In America one would be penalised if clothes are hanged in full public view as is the common practice in India.

My cousins living in the USA visit us occasionally. They screw their faces when they see us drying our washed clothes on a plastic rope in the open space outside my house.

“You are lucky.  In America, we would be penalised if we hang our clothes in public view,” said a cousin.

“Then how do you dry your clothes?  Sunshine is the best source to dry clothes as well as to kill germs,” I said.

“Display of wet undergarments in public even if it is to dry them is considered indecent and immoral, deserving a penalty in the country we work,” said my cousin.

I felt extremely happy that I am not forced to migrate to a country for a living where they don’t allow you to wash and dry your dirty linen in public.  

In my childhood days, I had seen my grandparents wash their clothes in the village pond where they also took their bath. Grandfather dipped his dhoti in the pond and hit it on the stone steps of the pond to remove dirt. Grandfather’s dhotis were always yellowish, because they were never introduced to detergents or bleaching agents.My grandmother also followed the same practice to wash her sari and blouse.

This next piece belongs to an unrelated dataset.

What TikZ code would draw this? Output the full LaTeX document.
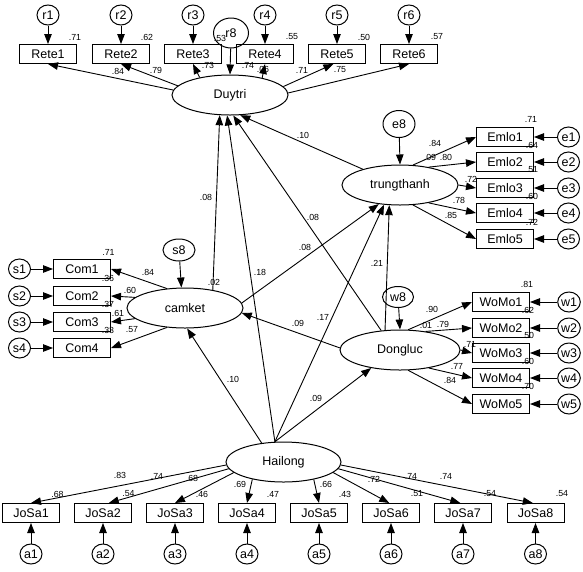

Dhobis used canals, ponds and rivers to wash dirty linen in bulk. They dried clothes on the sandy banks of rivers and canals. It was widely believed in rural areas that if you thrashed soiled clothes on a granite slab, the clothes would part with dirt sticking on them out of sheer fatigue. After I grew up, I moved to cities for a living.  In city flats, one doesn’t get a granite stone to pound clothes on.  Soon, a washing machine was acquired to wash clothes.Then I found my wife not using the laundering machine.

“Shirt collars, sleeves and pant seats need to be brushed to remove the dirt.  Washing machine is good only for rinsing unsoiled clothes,” said the wife.

She soaks the clothes in a bucket of soap water, uses a brush to scrub the dirt out of shirt collars and uses the washing machine to rinse the clothes. We still had to wring the clothes by hand, and hang them on a clothesline to dry before they could be pressed with a hot iron.  

When we lived in Delhi, some people employed servants to wash clothes.  Servants were armed with flat wooden bats to thrash wet clothes and frighten the dirt out of linen.  

I found one objection to the method of banishing dirt by beating the daylights out of clothes.  The roof of my bathroom started leaking. I called a civil engineer to repair the roof. He opined that my bathroom roof had developed hairline cracks due to the clothes being beaten up on the upper floor bathroom.

He suggested that I should request my neighbour living overhead to stop thrashing clothes on the bathroom floor.  Otherwise, even if he repaired the roof of my bathroom, it would still leak and I should not blame the engineer for sloppy work. However, my upper floor neighbour refused to see reason in the argument.He could not believe that dirt could be removed without beating up the clothes. He said that his servant did not know how to use a washing machine.  He found fault with the structure of the house for the leak in my bathroom. I was forced to vacate the house.

Now, I am living in a house with plenty of space around the house to hang washed garments on a clothesline under the sun to dry. I and my clothes are in peace now.